Computational linguistics investigates human language through computational techniques. Our language processing capacity is at the core of human intelligence; language provides the predominant channel of inter-human communication; and digitally encoded language is universally recognized as the `fabric' of the World-Wide Web. Thus, computational linguistics is of increasing societal relevance, culturally as well as economically.

The computational investigation of human language is an inherently inter-disciplinary field, with a direct bearing on both the humanities (notably linguistics and philosophy) and the sciences (mathematics and computing).

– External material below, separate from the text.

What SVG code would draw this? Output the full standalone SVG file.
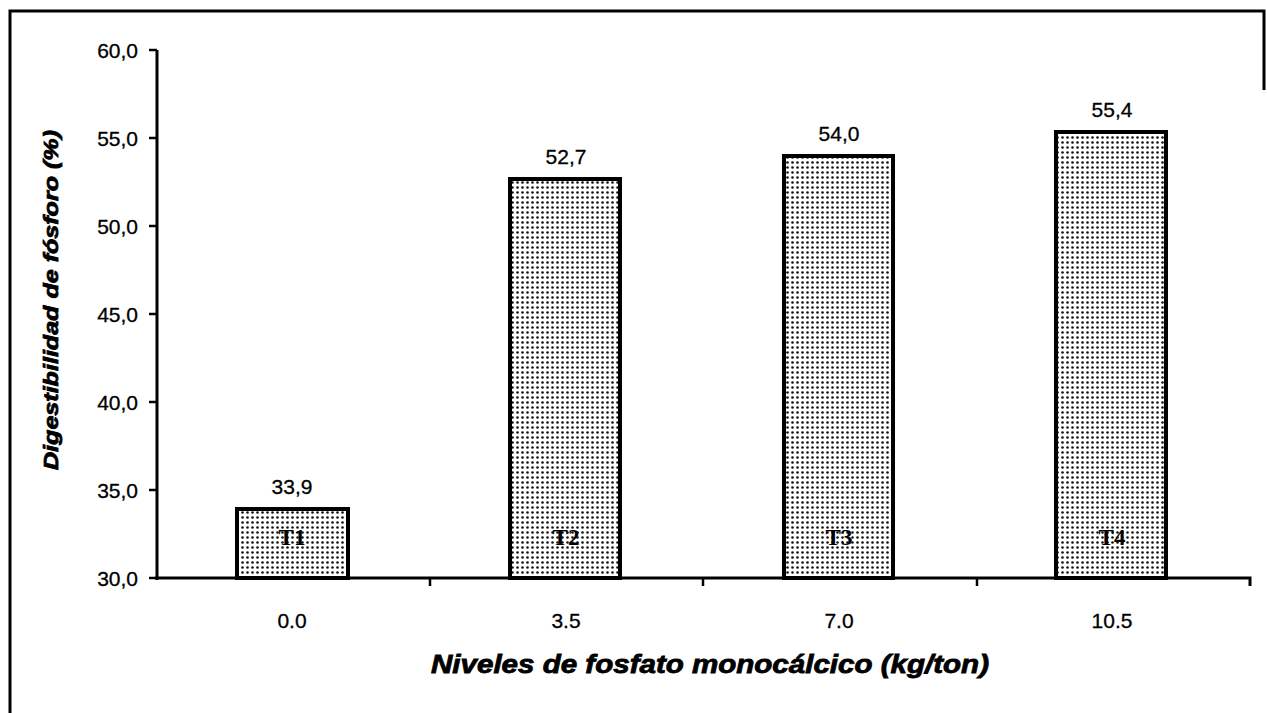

However, a growing number of successful applications of computational linguistics and a related increased interest in practical, engineering approaches have led to a partitioning of research in computational linguistics—into either predominantly theoretical or primarily applied perspectives. Adverse effects of this dichotomy are clearly visible today: methodological fragmentation, on the one hand, and plateau effects in engineering progress, on the other hand.

Our multi-disciplinary research group will help reduce fragmentation, re-unite and henceforward advance in tandem historically related sub-disciplines, as well as prepare the field (and participating researchers) for emerging and future challenges in the formal, computational, and applied analysis of human language. The group involves leading international experts in formal syntax and semantics, computational grammars, annotation of language data, and automated grammatical analysis. Participants come from, among others, the University of Colorado, the University of Edinburgh, the University of Groningen, the University of Konstanz, Oxford University, the Polish Academy of Sciences, Charles University in Prague, Stanford University, Uppsala University, and the University of Washington.